Automobili celebri: l'Isotta Fraschini di Gabriele D'Annunzio, la Bugatti rossa sulla quale trovò la morte Isadora Duncan. Altre celebrità a quattro ruote?

La Porsche 356 Speedster di James Deen, sulla quale morì per incidente stradale; la Jaguar E type 3,8 1^ serie nera di Diabolik; l'Alfa Romeo Duetto coda lunga (detto "osso di seppia") del film Il laureato con Dustin Hofmann; la Lancia Aurelia B 24 del film Il sorpasso con Vittorio Gassman: la Fiat 850 Spider del film L'automobile con Anna Magnani…

Passo direttamente alla domanda, sottintendendo le allusioni storiche al futurismo e al culto per la macchina e per la velocità, l'interpretazione pittorica e scultorea della bicicletta da parte di un Fortunato Depero e di un Marcel Duchamp e altro ancora. Come potrebbero, a tuo avviso, essere coinvolte le automobili nell'arte? Riterresti un tale coinvolgimento interessante? A che livello?
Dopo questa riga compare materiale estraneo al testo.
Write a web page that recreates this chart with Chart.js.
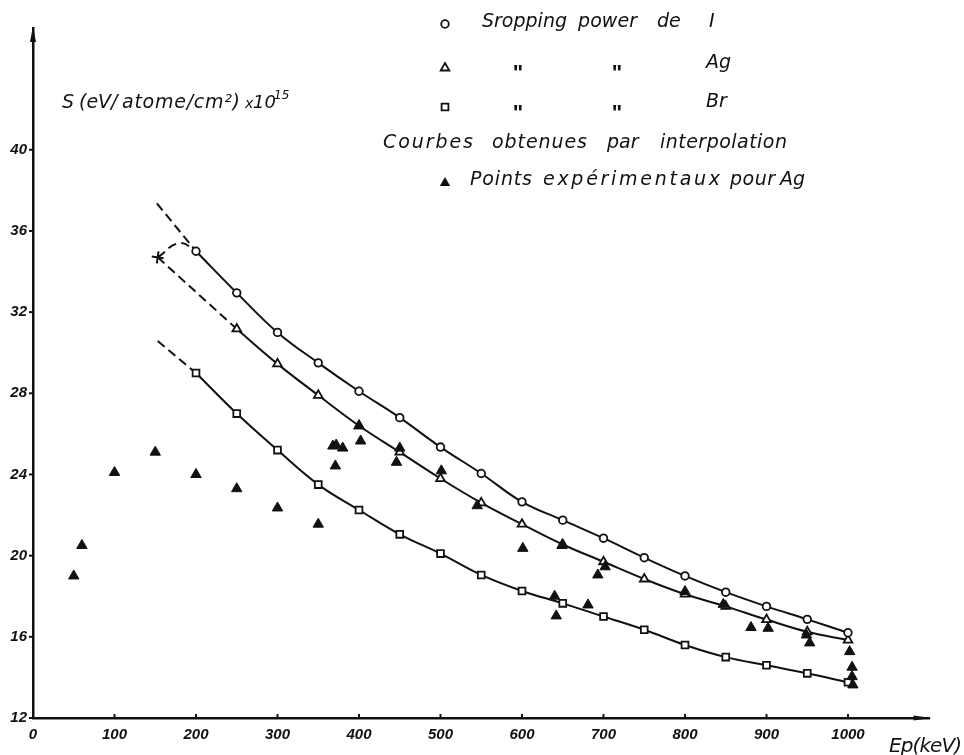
<!DOCTYPE html>
<html>
<head>
<meta charset="utf-8">
<script src="https://cdn.jsdelivr.net/npm/chart.js@4.4.1/dist/chart.umd.min.js"></script>
<style>
  html, body { margin: 0; padding: 0; background: #fff; }
</style>
</head>
<body>
<canvas id="myChart" width="964" height="755"></canvas>
<script>
// Stopping power curves (I, Ag, Br) + experimental points for Ag

// tick labels
const xTicks = [0, 100, 200, 300, 400, 500, 600, 700, 800, 900, 1000];
const yTicks = [12, 16, 20, 24, 28, 32, 36, 40];

// interpolated curves
const iX = [200, 250, 300, 350, 400, 450, 500, 550, 600, 650, 700, 750, 800, 850, 900, 950, 1000];
const iY = [35.0, 32.95, 31.0, 29.5, 28.1, 26.8, 25.35, 24.05, 22.65, 21.75, 20.86, 19.9, 19.0, 18.2, 17.5, 16.86, 16.2];

const agX = [250, 300, 350, 400, 450, 500, 550, 600, 650, 700, 750, 800, 850, 900, 950, 1000];
const agY = [31.17, 29.45, 27.9, 26.4, 25.1, 23.8, 22.6, 21.55, 20.55, 19.7, 18.85, 18.1, 17.5, 16.85, 16.25, 15.84];

const brX = [200, 250, 300, 350, 400, 450, 500, 550, 600, 650, 700, 750, 800, 850, 900, 950, 1000];
const brY = [29.0, 27.0, 25.2, 23.5, 22.25, 21.05, 20.1, 19.05, 18.26, 17.65, 17.0, 16.35, 15.6, 15.0, 14.6, 14.2, 13.76];

// dashed extrapolations below 200 keV
const iDashX = [152, 200];
const iDashY = [37.36, 35.0];
const agDashX = [153, 250];
const agDashY = [34.7, 31.17];
const agBumpX = [153, 180, 200];
const agBumpY = [34.7, 35.4, 35.0];
const brDashX = [153, 200];
const brDashY = [30.58, 29.0];

// experimental points for Ag (filled triangles)
const expX = [50, 60, 100, 150, 200, 250, 300, 350, 368, 372, 380, 371, 400, 402, 450, 446, 501, 545,
              601, 649, 640, 642, 681, 693, 702, 800, 847, 881, 902, 949, 953, 1002, 1005, 1005, 1006];
const expY = [19.0, 20.5, 24.1, 25.1, 24.0, 23.3, 22.35, 21.55, 25.4, 25.45, 25.3, 24.42, 26.4, 25.65, 25.3, 24.6, 24.18, 22.46,
              20.36, 20.5, 18.0, 17.03, 17.57, 19.05, 19.45, 18.23, 17.6, 16.46, 16.42, 16.09, 15.7, 15.27, 14.5, 14.04, 13.63];

const ink = '#111';
const TICK_FONT = '"Liberation Sans", Arial, sans-serif';
const TEXT_FONT = '"DejaVu Sans", sans-serif';

function pts(xs, ys) {
    return xs.map((x, i) => ({ x: x, y: ys[i] }));
}

function curve(xs, ys, style, radius) {
    return {
        data: pts(xs, ys),
        showLine: true,
        borderColor: ink,
        borderWidth: 2,
        tension: 0.4,
        pointStyle: style,
        pointRadius: radius,
        pointBorderWidth: 1.8,
        pointBorderColor: ink,
        pointBackgroundColor: '#fff',
        order: 2
    };
}

function dashed(xs, ys, tension) {
    return {
        data: pts(xs, ys),
        showLine: true,
        borderColor: ink,
        borderWidth: 2,
        borderDash: [9, 5],
        tension: tension,
        pointRadius: 0,
        order: 3
    };
}

// spread a word over a given width (natural width if none given)
function fitText(ctx, text, x, y, w) {
    ctx.letterSpacing = '0px';
    if (w) {
        const natural = ctx.measureText(text).width;
        const n = text.length;
        const ls = n > 1 ? (w - natural) / (n - 1) : 0;
        ctx.letterSpacing = ls + 'px';
    }
    ctx.fillText(text, x, y);
    ctx.letterSpacing = '0px';
}

function marker(ctx, type, x, y) {
    ctx.beginPath();
    if (type === 'circle') {
        ctx.arc(x, y, 3.8, 0, Math.PI * 2);
    } else if (type === 'square') {
        ctx.rect(x - 3.4, y - 3.4, 6.8, 6.8);
    } else {
        const r = type === 'filled' ? 6 : 5;
        ctx.moveTo(x, y - r);
        ctx.lineTo(x + r * 0.866, y + r * 0.5);
        ctx.lineTo(x - r * 0.866, y + r * 0.5);
        ctx.closePath();
    }
    if (type === 'filled') {
        ctx.fill();
    } else {
        ctx.fillStyle = '#fff';
        ctx.fill();
        ctx.fillStyle = ink;
        ctx.stroke();
    }
}

const decorations = {
    id: 'decorations',
    afterDraw(chart) {
        const ctx = chart.ctx;
        const xs = chart.scales.x;
        const ys = chart.scales.y;
        const left = chart.chartArea.left;
        const bottom = chart.chartArea.bottom;
        const top = chart.chartArea.top;
        const right = chart.chartArea.right;

        ctx.save();
        ctx.strokeStyle = ink;
        ctx.fillStyle = ink;
        ctx.lineWidth = 2;

        // small ticks
        xTicks.forEach(v => {
            if (v === 0) return;
            const px = xs.getPixelForValue(v);
            ctx.beginPath();
            ctx.moveTo(px, bottom);
            ctx.lineTo(px, bottom - 4);
            ctx.stroke();
        });
        yTicks.forEach(v => {
            const py = ys.getPixelForValue(v);
            ctx.beginPath();
            ctx.moveTo(left - 4, py);
            ctx.lineTo(left, py);
            ctx.stroke();
        });

        // arrow heads
        ctx.beginPath();
        ctx.moveTo(left, top - 2);
        ctx.lineTo(left + 3, top + 14);
        ctx.lineTo(left - 3, top + 14);
        ctx.closePath();
        ctx.fill();
        ctx.beginPath();
        ctx.moveTo(right + 2, bottom);
        ctx.lineTo(right - 16, bottom - 2.5);
        ctx.lineTo(right - 16, bottom + 2.5);
        ctx.closePath();
        ctx.fill();

        // axis titles
        ctx.textAlign = 'left';
        ctx.textBaseline = 'alphabetic';
        ctx.font = 'oblique 19px ' + TEXT_FONT;
        fitText(ctx, 'S', 62, 108);
        fitText(ctx, '(eV/', 79, 108);
        fitText(ctx, 'atome/cm²)', 122, 108, 118);
        ctx.font = 'oblique 14px ' + TEXT_FONT;
        fitText(ctx, 'x', 245, 108);
        ctx.font = 'oblique 18px ' + TEXT_FONT;
        fitText(ctx, '10', 253, 108);
        ctx.font = 'oblique 12px ' + TEXT_FONT;
        fitText(ctx, '15', 274, 99);
        ctx.font = 'oblique 20px ' + TEXT_FONT;
        fitText(ctx, 'Ep(keV)', 889, 752, 73);

        // legend
        ctx.lineWidth = 1.8;
        marker(ctx, 'circle', 445, 24);
        marker(ctx, 'triangle', 445, 68);
        marker(ctx, 'square', 445, 107);
        marker(ctx, 'filled', 445, 183);

        ctx.font = 'oblique 19px ' + TEXT_FONT;
        fitText(ctx, 'Sropping', 482, 27, 85);
        fitText(ctx, 'power', 578, 27, 59);
        fitText(ctx, 'de', 657, 27);
        fitText(ctx, 'I', 709, 27);
        fitText(ctx, 'Ag', 706, 68);
        fitText(ctx, 'Br', 706, 107);
        fitText(ctx, 'Courbes', 383, 148, 90);
        fitText(ctx, 'obtenues', 492, 148, 95);
        fitText(ctx, 'par', 607, 148);
        fitText(ctx, 'interpolation', 660, 148, 127);
        fitText(ctx, 'Points', 470, 185, 62);
        fitText(ctx, 'expérimentaux', 543, 185, 177);
        fitText(ctx, 'pour', 730, 185, 45);
        fitText(ctx, 'Ag', 780, 185);

        // ditto marks
        ctx.font = 'bold 22px ' + TICK_FONT;
        ctx.textAlign = 'center';
        [[518, 80], [617, 80], [518, 120], [617, 120]].forEach(p => ctx.fillText('"', p[0], p[1]));

        ctx.restore();
    }
};

const tickFont = { family: TICK_FONT, size: 15, style: 'italic', weight: 'bold' };

new Chart(document.getElementById('myChart').getContext('2d'), {
    type: 'scatter',
    data: {
        datasets: [
            curve(iX, iY, 'circle', 3.8),
            curve(agX, agY, 'triangle', 5),
            curve(brX, brY, 'rect', 4.8),
            dashed(iDashX, iDashY, 0),
            dashed(agDashX, agDashY, 0),
            dashed(agBumpX, agBumpY, 0.5),
            dashed(brDashX, brDashY, 0),
            {
                data: pts([agDashX[0]], [agDashY[0]]),
                pointStyle: 'cross',
                pointRadius: 6,
                pointBorderWidth: 2,
                pointBorderColor: ink,
                rotation: 8,
                order: 1
            },
            {
                data: pts(expX, expY),
                pointStyle: 'triangle',
                pointRadius: 6,
                pointBorderWidth: 1,
                pointBorderColor: ink,
                pointBackgroundColor: ink,
                order: 0
            }
        ]
    },
    options: {
        responsive: false,
        animation: false,
        layout: { padding: { left: 0, right: 34.5, top: 28, bottom: 0 } },
        plugins: { legend: { display: false }, tooltip: { enabled: false } },
        scales: {
            x: {
                type: 'linear',
                min: 0,
                max: 1100,
                grid: { display: false, drawTicks: false },
                border: { display: true, color: ink, width: 2.5 },
                ticks: { color: ink, font: tickFont, padding: 8, maxRotation: 0, autoSkip: false, callback: v => String(v) },
                afterBuildTicks: s => { s.ticks = xTicks.map(v => ({ value: v })); },
                afterFit: s => { s.height = 37; }
            },
            y: {
                type: 'linear',
                min: 12,
                max: 46,
                grid: { display: false, drawTicks: false },
                border: { display: true, color: ink, width: 2.5 },
                ticks: { color: ink, font: tickFont, padding: 6, autoSkip: false, callback: v => String(v) },
                afterBuildTicks: s => { s.ticks = yTicks.map(v => ({ value: v })); },
                afterFit: s => { s.width = 33; }
            }
        }
    },
    plugins: [decorations]
});
</script>
</body>
</html>
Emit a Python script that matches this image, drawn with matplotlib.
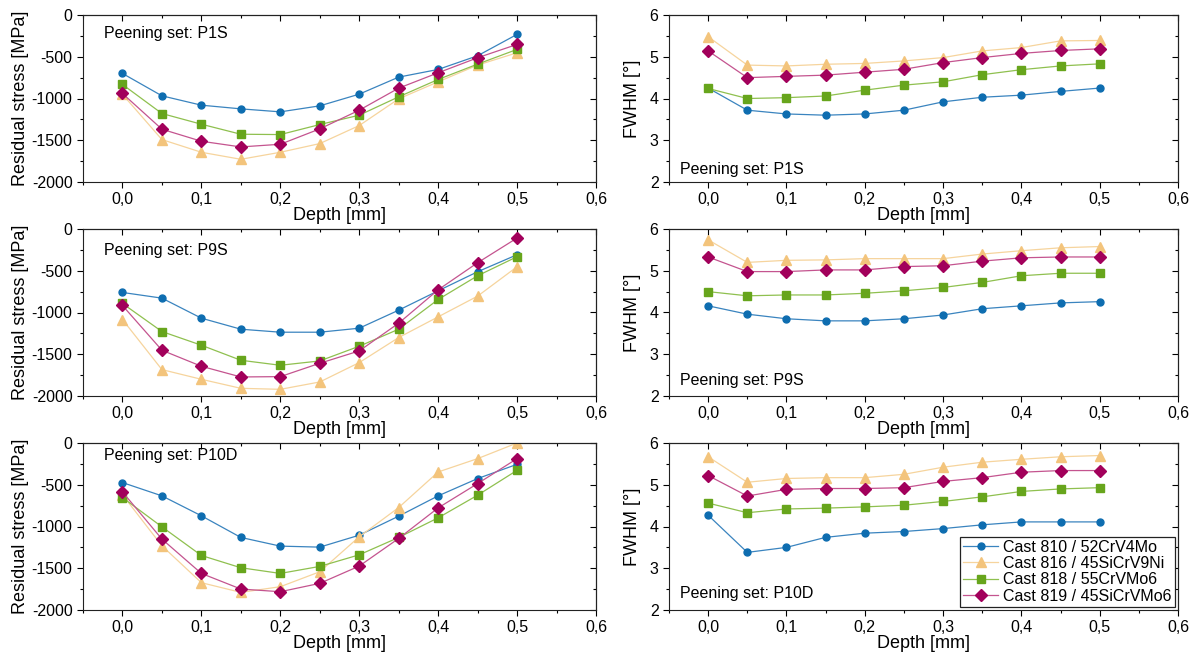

Nel 2005, alla Fiera di Padova, l'A.A.V.S. (Associazione Amatori Veicoli Storici) (www.aavs.it), del cui direttivo faccio parte, organizzò un convegno dal titolo provocatorio: L’auto è arte? La mia recensione dell'evento è stata pubblicata qui: http://www.virtualcar.it/?p=96. Partecipò anche Vittorio Sgarbi e senza dubbio tutti furono concordi che la vettura, come espressione del genio dell’uomo, è arte. Come accade a tutti i migliori artisti, ci sono opere che sono delle terribili croste e questo succede anche nel disegno e nella costruzione delle automobili.